Retype exactly what runs from the first line of the data to the line with "import seaborn as sns", keeping both of those lines and skipping pictures.

————————

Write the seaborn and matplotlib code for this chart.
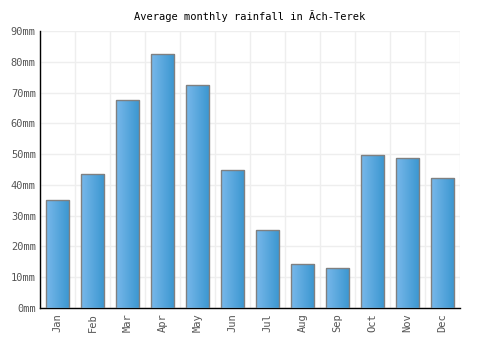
import numpy as np
import pandas as pd
import matplotlib
matplotlib.use('Agg')
import matplotlib.pyplot as plt
from matplotlib.colors import LinearSegmentedColormap
import seaborn as sns

MONTHS = ['Jan', 'Feb', 'Mar', 'Apr', 'May', 'Jun',
          'Jul', 'Aug', 'Sep', 'Oct', 'Nov', 'Dec']
RAINFALL = [35.1, 43.5, 67.6, 82.5, 72.4, 44.8, 25.3, 14.3, 13.0, 49.7, 48.7, 42.2]
Y_TICKS = list(range(0, 91, 10))
TITLE = "Average monthly rainfall in \u00c3ch-Terek"

sns.set_style('white')
plt.rcParams['font.family'] = ['DejaVu Sans Mono', 'DejaVu Sans']

df = pd.DataFrame({'month': MONTHS, 'rain': RAINFALL})

fig = plt.figure(figsize=(5, 3.5), dpi=100)
ax = fig.add_axes([0.08, 0.12, 0.84, 0.791])

sns.barplot(data=df, x='month', y='rain', ax=ax, color='#4a9fdc',
            width=0.66, edgecolor='#808080', linewidth=1.0, zorder=3)

# horizontal gradient on each bar, light left -> darker right
grad = LinearSegmentedColormap.from_list('bar', ['#78b8ea', '#3a96d0'])
gimg = np.linspace(0, 1, 64).reshape(1, -1)
for p in ax.patches:
    x0, y0 = p.get_x(), p.get_y()
    w, h = p.get_width(), p.get_height()
    im = ax.imshow(gimg, cmap=grad, aspect='auto', zorder=3.5,
                   extent=[x0, x0 + w, y0, y0 + h], interpolation='bilinear')
    im.set_clip_path(p)
    p.set_facecolor('none')
    p.set_zorder(4)

ax.set_xlim(-0.5, len(MONTHS) - 0.5)
ax.set_ylim(0, 90)
ax.set_yticks(Y_TICKS)
ax.set_yticklabels([f'{v}mm' for v in Y_TICKS])
ax.set_xticks(np.arange(len(MONTHS) + 1) - 0.5, minor=True)
ax.grid(True, which='minor', axis='x', color='#eeeeee', linewidth=1, zorder=0)
ax.grid(True, which='major', axis='y', color='#eeeeee', linewidth=1, zorder=0)
ax.set_axisbelow(True)

ax.tick_params(axis='x', which='major', rotation=90, labelsize=7.5,
               colors='#555555', length=0, pad=4)
ax.tick_params(axis='y', labelsize=7.5, colors='#555555', length=0, pad=3)
ax.tick_params(which='minor', length=0)
for lbl in ax.get_xticklabels() + ax.get_yticklabels():
    lbl.set_color('#555555')

ax.set_xlabel('')
ax.set_ylabel('')
for s in ['top', 'right']:
    ax.spines[s].set_visible(False)
for s in ['left', 'bottom']:
    ax.spines[s].set_color('black')
    ax.spines[s].set_linewidth(1)

fig.text(0.5, 0.955, TITLE, ha='center', va='center', fontsize=7.5, color='black')

fig.savefig('out.png', dpi=100, facecolor='white')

————————

• _Response to the task_
Write the seaborn and matplotlib code for this chart.
import numpy as np
import pandas as pd
import matplotlib
matplotlib.use('Agg')
import matplotlib.pyplot as plt
from matplotlib.colors import LinearSegmentedColormap
import seaborn as sns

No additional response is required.